As a reaction to the frustrations of the General Assembly in failing to relieve itself of the charter burden, Section 69 of the Vermont Constitution was adopted in 1913. "No charter of incorporation shall be granted, extended, changed or amended by special law, except for such municipal, charitable, educational, penal or reformatory corporations as are to be and remain under the patronage and control of the State; but the General Assembly shall provide by general law for the organization of corporations hereafter to be created. All general laws passed pursuant to this section may be altered from time to time or repealed."

The adoption of this amendment signaled the end of the General Assembly's workload in approving charters and amendments of private corporations. Today this is done administratively, through the Secretary of State's Office. The basis for that change is the sentence, "but the General Assembly shall provide by general law for the organization of corporations hereafter to be created." In that light, perhaps this section of our Constitution could be read to be a now forgotten home rule amendment. Must "patronage and control" mean specific charter review by the Legislature? Perhaps a general law would be sufficient, as long as there was general state authority for municipalities to adopt charters and amendments on specific subjects.

More than 50 years later, the General Assembly adopted a suggestion made in the comprehensive revision of the charter of South Burlington (at that time, a town), and established a "passive" charter review process. (1963, No. 120; see 24 V.S.A. S 703, now repealed). This process required proper notice, a hearing and a vote on charters and amendments in the municipality; the mailing of copies of the proposal to the Secretary of State, who turned them over to the Legislature and to the Attorney General; the opportunity for a petition objecting to the proposal by the Attorney General or five percent of the legal voters of the municipality; and the adoption of the charter or amendment either by vote of the General Assembly, if petitioned, or by inaction after the passage of 30 days. In 1984, for reasons of antitrust liability and the constitutional delegation issue, the passive review method was abandoned and replaced with explicit requirements for legislative ratification or validation of all charters and amendments. (1984, No. 161).

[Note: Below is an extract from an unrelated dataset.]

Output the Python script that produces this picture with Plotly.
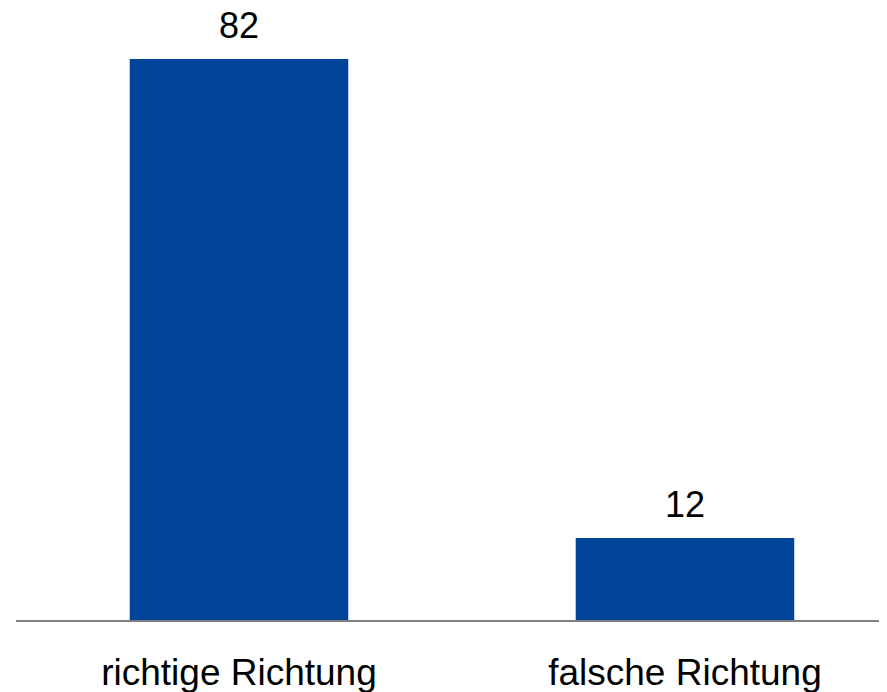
import plotly.graph_objects as go

categories = ["richtige Richtung", "falsche Richtung"]
values = [82, 12]
bar_color = "#00449A"

fig = go.Figure()
fig.add_trace(go.Bar(
    x=categories, y=values, width=0.49,
    marker=dict(color=bar_color, line=dict(width=0)),
    hoverinfo="skip",
))

for c, v in zip(categories, values):
    fig.add_annotation(x=c, y=v, text=str(v), showarrow=False,
                       yanchor="bottom", yshift=11,
                       font=dict(family="Liberation Sans, Arial, sans-serif", size=36, color="black"))

fig.update_layout(
    width=879, height=684,
    margin=dict(l=8, r=0, t=12, b=72),
    plot_bgcolor="white", paper_bgcolor="white",
    showlegend=False,
    font=dict(family="Liberation Sans, Arial, sans-serif", size=37, color="black"),
    xaxis=dict(range=[-0.5, 1.453], showline=True, linecolor="#808080", linewidth=2,
               ticks="", showgrid=False, zeroline=False, automargin=False,
               tickfont=dict(size=37, color="black"), ticklabelstandoff=19),
    yaxis=dict(range=[0, 87.7], visible=False, showgrid=False, zeroline=False),
)

fig.write_html("out.html")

We have come full circle, and the Legislature is back again in the business of reviewing municipal charters. This time, however, the process seems a little different. The old matter of acquiescence, for instance, seems to be gone now. The Legislature has had a difficult time keeping its hands off charter proposals that are presented for review. Because these bills have no greater status than any other legislative proposal, the committees that review charters have not hesitated to change the proposals and at times even parts of charters that are unrelated to the amendment.

Where every charter and amendment that was adopted by the Legislature throughout the 19th Century and well into the 20th included a requirement that the act not take effect until it had been accepted by the voters of the village, no charter or amendment since 1984, with one exception, has provided for public referendum on the proposal, even when the proposal has been changed by the Legislature. Nearly every proposed charter amendment has been the subject of a vote by the electorate before the proposal comes to Montpelier, but the General Assembly’s interest in a ratification vote back home after a charter has been changed legislatively appears to have waned in recent years.

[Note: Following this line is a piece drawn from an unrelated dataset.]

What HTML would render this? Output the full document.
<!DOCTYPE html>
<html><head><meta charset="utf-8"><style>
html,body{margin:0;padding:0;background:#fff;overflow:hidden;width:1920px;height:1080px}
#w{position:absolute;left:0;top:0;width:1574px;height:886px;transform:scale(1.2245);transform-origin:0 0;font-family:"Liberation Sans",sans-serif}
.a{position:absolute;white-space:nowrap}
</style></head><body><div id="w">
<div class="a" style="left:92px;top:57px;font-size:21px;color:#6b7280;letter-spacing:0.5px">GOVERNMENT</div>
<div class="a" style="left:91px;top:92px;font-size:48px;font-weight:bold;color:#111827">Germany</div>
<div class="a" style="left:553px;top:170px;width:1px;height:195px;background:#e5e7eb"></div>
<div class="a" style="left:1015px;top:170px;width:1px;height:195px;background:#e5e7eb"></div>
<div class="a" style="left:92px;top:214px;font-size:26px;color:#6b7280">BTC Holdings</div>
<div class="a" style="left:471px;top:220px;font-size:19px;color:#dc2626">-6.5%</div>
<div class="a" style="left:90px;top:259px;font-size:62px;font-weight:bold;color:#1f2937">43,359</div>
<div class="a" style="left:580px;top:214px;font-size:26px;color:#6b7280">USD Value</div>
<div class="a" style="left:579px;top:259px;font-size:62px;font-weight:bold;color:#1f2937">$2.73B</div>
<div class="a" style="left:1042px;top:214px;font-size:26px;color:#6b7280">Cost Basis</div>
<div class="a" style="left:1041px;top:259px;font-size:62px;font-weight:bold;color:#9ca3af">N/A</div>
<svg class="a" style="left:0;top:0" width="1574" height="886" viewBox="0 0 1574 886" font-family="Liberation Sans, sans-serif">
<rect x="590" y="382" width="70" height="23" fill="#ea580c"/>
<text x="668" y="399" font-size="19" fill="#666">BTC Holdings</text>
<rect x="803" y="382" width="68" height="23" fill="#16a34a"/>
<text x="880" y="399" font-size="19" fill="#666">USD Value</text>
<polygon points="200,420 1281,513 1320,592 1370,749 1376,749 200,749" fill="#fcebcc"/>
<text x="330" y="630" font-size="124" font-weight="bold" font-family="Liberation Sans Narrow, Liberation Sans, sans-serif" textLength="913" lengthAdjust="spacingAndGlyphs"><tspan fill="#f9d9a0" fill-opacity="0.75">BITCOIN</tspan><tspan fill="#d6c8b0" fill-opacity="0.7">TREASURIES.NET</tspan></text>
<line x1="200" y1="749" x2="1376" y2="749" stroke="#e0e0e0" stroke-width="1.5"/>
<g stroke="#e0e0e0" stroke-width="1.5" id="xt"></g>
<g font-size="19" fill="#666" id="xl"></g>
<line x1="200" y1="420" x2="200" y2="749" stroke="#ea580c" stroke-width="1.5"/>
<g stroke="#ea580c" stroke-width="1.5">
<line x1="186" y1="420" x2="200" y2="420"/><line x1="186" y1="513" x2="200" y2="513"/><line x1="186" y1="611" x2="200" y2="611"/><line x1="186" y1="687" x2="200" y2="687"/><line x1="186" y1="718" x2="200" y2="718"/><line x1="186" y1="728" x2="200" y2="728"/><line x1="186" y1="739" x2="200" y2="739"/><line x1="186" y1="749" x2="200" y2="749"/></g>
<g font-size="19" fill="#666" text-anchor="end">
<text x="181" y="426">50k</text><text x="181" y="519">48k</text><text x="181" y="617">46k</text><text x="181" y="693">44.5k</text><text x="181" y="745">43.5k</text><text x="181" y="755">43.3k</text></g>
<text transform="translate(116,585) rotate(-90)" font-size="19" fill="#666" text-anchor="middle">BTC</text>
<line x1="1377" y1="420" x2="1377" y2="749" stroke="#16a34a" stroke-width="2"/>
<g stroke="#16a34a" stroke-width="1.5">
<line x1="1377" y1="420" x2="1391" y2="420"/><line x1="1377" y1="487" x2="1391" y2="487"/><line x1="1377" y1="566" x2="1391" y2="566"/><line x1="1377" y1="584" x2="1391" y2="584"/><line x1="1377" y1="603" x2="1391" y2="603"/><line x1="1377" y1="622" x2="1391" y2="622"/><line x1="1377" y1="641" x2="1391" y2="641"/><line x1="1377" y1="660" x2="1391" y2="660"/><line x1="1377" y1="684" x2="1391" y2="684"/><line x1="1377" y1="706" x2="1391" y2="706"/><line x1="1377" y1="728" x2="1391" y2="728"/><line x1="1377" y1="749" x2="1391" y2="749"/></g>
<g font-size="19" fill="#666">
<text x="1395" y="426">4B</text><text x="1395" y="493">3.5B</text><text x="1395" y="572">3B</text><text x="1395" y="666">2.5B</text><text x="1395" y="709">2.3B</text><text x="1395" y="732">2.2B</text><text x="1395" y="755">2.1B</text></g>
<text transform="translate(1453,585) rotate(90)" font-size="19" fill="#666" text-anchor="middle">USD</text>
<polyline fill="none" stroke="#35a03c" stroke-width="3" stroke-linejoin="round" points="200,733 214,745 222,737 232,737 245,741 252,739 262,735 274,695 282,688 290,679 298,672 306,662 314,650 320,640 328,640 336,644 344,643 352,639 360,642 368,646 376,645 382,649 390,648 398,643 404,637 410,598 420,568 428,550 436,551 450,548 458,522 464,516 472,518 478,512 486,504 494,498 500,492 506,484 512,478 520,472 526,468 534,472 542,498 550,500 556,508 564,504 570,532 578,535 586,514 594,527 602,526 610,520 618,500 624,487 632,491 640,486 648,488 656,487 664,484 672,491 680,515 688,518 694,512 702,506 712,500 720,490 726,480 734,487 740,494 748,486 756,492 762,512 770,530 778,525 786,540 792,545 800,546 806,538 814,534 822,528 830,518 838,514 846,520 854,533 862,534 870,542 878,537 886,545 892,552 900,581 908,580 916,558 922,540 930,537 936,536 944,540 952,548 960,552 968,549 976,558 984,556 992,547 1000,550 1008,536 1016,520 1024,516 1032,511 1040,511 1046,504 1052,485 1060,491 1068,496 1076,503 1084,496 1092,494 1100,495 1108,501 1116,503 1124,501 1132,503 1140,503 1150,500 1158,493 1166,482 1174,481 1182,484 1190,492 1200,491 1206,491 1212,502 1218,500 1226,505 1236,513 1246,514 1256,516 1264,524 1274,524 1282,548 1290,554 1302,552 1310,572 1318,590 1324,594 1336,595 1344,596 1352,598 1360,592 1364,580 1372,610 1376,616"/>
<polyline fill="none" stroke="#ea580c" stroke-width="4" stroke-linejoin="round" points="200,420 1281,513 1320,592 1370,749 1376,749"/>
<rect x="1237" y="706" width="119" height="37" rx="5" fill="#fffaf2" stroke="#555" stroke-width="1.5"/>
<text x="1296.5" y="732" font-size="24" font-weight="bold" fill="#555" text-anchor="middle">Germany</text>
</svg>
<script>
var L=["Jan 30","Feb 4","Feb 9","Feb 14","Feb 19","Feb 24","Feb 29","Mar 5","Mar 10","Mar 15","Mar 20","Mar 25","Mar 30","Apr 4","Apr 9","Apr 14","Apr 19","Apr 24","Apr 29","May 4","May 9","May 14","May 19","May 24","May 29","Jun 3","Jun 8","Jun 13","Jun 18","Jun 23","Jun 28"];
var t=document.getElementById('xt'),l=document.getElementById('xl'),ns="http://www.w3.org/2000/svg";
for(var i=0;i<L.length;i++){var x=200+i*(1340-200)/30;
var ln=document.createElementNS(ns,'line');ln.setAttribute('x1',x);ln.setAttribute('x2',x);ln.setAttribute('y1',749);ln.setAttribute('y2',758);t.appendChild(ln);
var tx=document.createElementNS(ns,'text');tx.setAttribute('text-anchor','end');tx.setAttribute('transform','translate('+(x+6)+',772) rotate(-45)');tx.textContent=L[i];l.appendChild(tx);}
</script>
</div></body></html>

This was to be the year of municipal home rule. The Senate Government Operations Committee never voted the idea out of committee, but the proposal was to allow municipalities to adopt charter amendments on their own, without legislative review or ratification. The senators saw this as a dive for independent municipal taxing authority, but many of its supporters felt that a home rule amendment to the Vermont Constitution would free municipalities from the hegemony of legislative review of charters and amendments—a freedom municipalities such as villages enjoyed prior to 1984, through the adoption and amendment of special charters.

So what happened to all the villages? Six (Barre, Montpelier, Newport, Rutland, St. Albans, and Winooski) became cities, by special acts of the General Assembly. Twenty-one (Brattleboro (1927), Chester (1967), Concord (1967), Essex Center (1947), Fair Haven (1955), Glover (1973), Hardwick (1988), Middlebury (1966), Newport Center (1931), Pittsford (1988), Plainfield (1985), Proctor (1967), Proctorsville (1987), Randolph (1984), Readsboro (1986), St. Johnsbury (1965), Springfield (1947), West Glover (1973), Wilmington (1959) and Windsor (1967) merged into their respective towns. Two (Groton and Townshend) simply voted to abandon the village, without any formal ratification of the dissolutions or mergers by the General Assembly. Two (Lyndon, 1951; West Barnet, 1961) were converted into fire districts. The other “lost” villages—villages not active today, but once chartered—remain a mystery, which we will continue to try to resolve.

Vermont’s experience with the village as a unit of governance has had mixed success. Some villages work well; some are still trying to dissolve; many gave up municipal existence (as a village), for reasons as diverse as the cost of liability insurance for officials, notorious confrontations between town and village interests, or even the end of revenue sharing.

For the future, we suspect there may come a time when the village comes back into its own in Vermont. The growth legislation being reviewed this year in the Senate includes as legislative goals, the following:

(i) Strip development along highways and scattered residential development not related to community centers cause increased cost of government, congestion of highways, the loss of prime agricultural lands, overtaxing of town roads and services and economic or social decline in the traditional community center,

(ii) Provision should be made for the renovation of village and town centers for commercial and industrial development, where feasible, and location of residential and other development off the main highways near the main village center on land which is other than primary agricultural.

If public policy, and the machinations of the regulatory process, succeed in forcing new inhabitants of the state into existing population centers, and in discouraging residential or other development elsewhere, the high concentration of people in village areas will create an inevitable demand for additional water, sewer and highway capacities. Deciding who will bear these additional costs will inevitably lead to renewed interest in some form of political subdivision that will allow those served by these systems to vote on the budget and make other critical decisions.

Note: The best source for locating what villages are still active is Vermont Municipalities: An Index to Their Charters and Special Acts, edited by D. Gregory Sanford, which is found in the 1985-86 Legislative Directory or is available as a separate publication from the Secretary of State's Office.